改めて「社長を紹介してください」とまで言うかどうかは担当者の力量にもよりますが、やや悪質なケースでは、会社名だけ聞いておいて後日勝手に「~社の社長様から紹介を受けまして、**のテーマでのご提案があります。社長はいらっしゃいますか?」という電話をしたりもします。
都市部の会社においては通用しないやり方ですが、地方の中小企業のコミュニティでは会社の窓口はオーナー社長自身が務めていることが多く、信用をベースにして早い意思決定のもとにやり取りが進むことを巧みに利用した「紹介」のやり方です。
まだまだこれからの市場
労働市場における人材不足が緩和されることは今後ありませんので、働き方の多様性に沿ったニーズは増大し続けます。特にそもそも人口が少ない地方企業において人手不足の問題は深刻です。ですので、そのニーズを埋めるサービスは絶対的に必要です。だから顧問市場は伸びているのでしょう。
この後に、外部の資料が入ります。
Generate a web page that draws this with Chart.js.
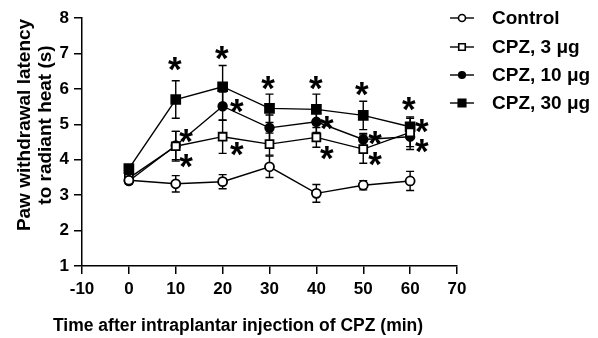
<!DOCTYPE html>
<html>
<head>
<meta charset="utf-8">
<script src="https://cdn.jsdelivr.net/npm/chart.js@4.4.0/dist/chart.umd.min.js"></script>
<style>
html,body{margin:0;padding:0;background:#fff;}
#wrap{width:598px;height:338px;position:relative;}
</style>
</head>
<body>
<div id="wrap"><canvas id="c" width="598" height="338"></canvas></div>
<script>
// ---- data ----
const times = [0, 10, 20, 30, 40, 50, 60];
const seriesNames = ['Control', 'CPZ, 3 \u03BCg', 'CPZ, 10 \u03BCg', 'CPZ, 30 \u03BCg'];
const control = [3.42, 3.32, 3.38, 3.80, 3.05, 3.28, 3.40];
const controlErr = [0.10, 0.23, 0.20, 0.30, 0.25, 0.13, 0.27];
const cpz3 = [3.48, 4.38, 4.65, 4.44, 4.63, 4.30, 4.77];
const cpz3Err = [0.10, 0.42, 0.47, 0.31, 0.28, 0.40, 0.40];
const cpz10 = [3.40, 4.40, 5.51, 4.90, 5.07, 4.57, 4.65];
const cpz10Err = [0.08, 0.40, 0.40, 0.36, 0.30, 0.17, 0.36];
const cpz30 = [3.75, 5.70, 6.06, 5.45, 5.42, 5.25, 4.93];
const cpz30Err = [0.10, 0.53, 0.60, 0.40, 0.43, 0.40, 0.28];
// significance asterisks (data coordinates)
const starX = [9.8, 12.2, 12.2, 19.85, 23.0, 23.0, 29.7, 39.9, 42.2, 42.2, 49.7, 52.5, 52.5, 59.7, 62.5, 62.5];
const starY = [6.73, 4.70, 3.99, 7.04, 5.54, 4.33, 6.19, 6.19, 5.06, 4.21, 6.02, 4.64, 4.05, 5.60, 4.98, 4.41];
const xTicks = [-10, 0, 10, 20, 30, 40, 50, 60, 70];
const yTicks = [1, 2, 3, 4, 5, 6, 7, 8];
const xTitle = 'Time after intraplantar injection of CPZ (min)';
const yTitle = ['Paw withdrawal latency', 'to radiant heat (s)'];

const allVals = [control, cpz3, cpz10, cpz30];
const allErrs = [controlErr, cpz3Err, cpz10Err, cpz30Err];
const styles = [
  {ps: 'circle', r: 4.5, fill: '#fff'},
  {ps: 'rect', r: 5.6, fill: '#fff'},
  {ps: 'circle', r: 4.3, fill: '#000'},
  {ps: 'rect', r: 6.3, fill: '#000'}
];

const FONT = '"Liberation Sans", Arial, sans-serif';

const datasets = allVals.map((vals, i) => ({
  label: seriesNames[i],
  data: vals.map((v, j) => ({x: times[j], y: v})),
  borderColor: '#000',
  borderWidth: 1.4,
  pointStyle: styles[i].ps,
  pointRadius: styles[i].r,
  pointBackgroundColor: styles[i].fill,
  pointBorderColor: '#000',
  pointBorderWidth: 1.8,
  tension: 0,
  fill: false,
  errs: allErrs[i]
}));

const errorBars = {
  id: 'errorBars',
  beforeDatasetsDraw(chart) {
    const ctx = chart.ctx, xs = chart.scales.x, ys = chart.scales.y;
    ctx.save();
    ctx.strokeStyle = '#000';
    ctx.lineWidth = 1.4;
    chart.data.datasets.forEach(ds => {
      ds.data.forEach((p, j) => {
        const e = ds.errs[j];
        const px = xs.getPixelForValue(p.x);
        const yt = ys.getPixelForValue(p.y + e);
        const yb = ys.getPixelForValue(p.y - e);
        ctx.beginPath();
        ctx.moveTo(px, yt); ctx.lineTo(px, yb);
        ctx.moveTo(px - 4, yt); ctx.lineTo(px + 4, yt);
        ctx.moveTo(px - 4, yb); ctx.lineTo(px + 4, yb);
        ctx.stroke();
      });
    });
    ctx.restore();
  }
};

const extras = {
  id: 'extras',
  afterDraw(chart) {
    const ctx = chart.ctx, xs = chart.scales.x, ys = chart.scales.y;
    ctx.save();
    ctx.fillStyle = '#000';
    // asterisks
    ctx.font = 'bold 35px ' + FONT;
    ctx.textAlign = 'center';
    ctx.textBaseline = 'middle';
    starX.forEach((sx, i) => {
      ctx.fillText('*', xs.getPixelForValue(sx), ys.getPixelForValue(starY[i]) + 8);
    });
    // axis titles
    ctx.font = 'bold 17.5px ' + FONT;
    ctx.textBaseline = 'middle';
    ctx.fillText(xTitle, 238, 326);
    ctx.save();
    ctx.translate(35, 125);
    ctx.rotate(-Math.PI / 2);
    ctx.font = 'bold 19px ' + FONT;
    ctx.fillText(yTitle[0], 0, -10);
    ctx.fillText(yTitle[1], 0, 11);
    ctx.restore();
    // legend
    const rows = [18, 47, 75, 103];
    rows.forEach((ry, i) => {
      ctx.strokeStyle = '#000';
      ctx.lineWidth = 1.4;
      ctx.beginPath();
      ctx.moveTo(450, ry); ctx.lineTo(474, ry);
      ctx.stroke();
      const s = styles[i];
      ctx.lineWidth = 1.6;
      ctx.fillStyle = s.fill;
      ctx.beginPath();
      if (s.ps === 'circle') {
        ctx.arc(462, ry, s.r - 1, 0, Math.PI * 2);
      } else {
        const h = (s.r - 1) * Math.SQRT1_2;
        ctx.rect(462 - h, ry - h, 2 * h, 2 * h);
      }
      ctx.fill();
      ctx.stroke();
      ctx.fillStyle = '#000';
      ctx.font = 'bold 19px ' + FONT;
      ctx.textAlign = 'left';
      ctx.fillText(seriesNames[i], 492, ry + 1);
    });
    ctx.restore();
  }
};

new Chart(document.getElementById('c'), {
  type: 'line',
  data: {datasets},
  plugins: [errorBars, extras],
  options: {
    responsive: false,
    animation: false,
    devicePixelRatio: 1,
    layout: {padding: {left: 0, right: 141, top: 18, bottom: 0}},
    plugins: {legend: {display: false}, tooltip: {enabled: false}},
    scales: {
      x: {
        type: 'linear', min: -10, max: 70,
        afterFit(s) { s.height = 72; },
        afterBuildTicks(s) { s.ticks = xTicks.map(v => ({value: v})); },
        grid: {display: true, drawOnChartArea: false, drawTicks: true, tickLength: 8, color: '#000', lineWidth: 1.5},
        border: {display: true, color: '#000', width: 1.5},
        ticks: {color: '#000', font: {family: FONT, weight: 'bold', size: 17}, padding: 5, maxRotation: 0}
      },
      y: {
        type: 'linear', min: 1, max: 8,
        afterFit(s) { s.width = 82; },
        afterBuildTicks(s) { s.ticks = yTicks.map(v => ({value: v})); },
        grid: {display: true, drawOnChartArea: false, drawTicks: true, tickLength: 8, color: '#000', lineWidth: 1.5},
        border: {display: true, color: '#000', width: 1.5},
        ticks: {color: '#000', font: {family: FONT, weight: 'bold', size: 17}, padding: 5}
      }
    }
  }
});
</script>
</body>
</html>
一方でそうした事情にうまくハマりこみ、大企業出身者の育ちの良さと地方企業の人の良さを過剰に利用して儲けている顧問仲介会社もありますので、顧問になろうとしている個人や利用しようとしている地方の中小企業においては、十分に情報収集することをお勧めします。
著者自身もいくつかの会社様と顧問契約を結んでいますが、全て直接受注しており、いつでもクライアント企業から申し出てくだされば契約解除できる内容で書面を結んでいます。いつでも仕事を失うリスクはありますが、対価についても捉え方のズレはなくフェアな状態でやっておりますので、不当なストレスは受けたことはありません。
クライアント企業や顧問個人にとって、十分に気を付けて行って欲しいです。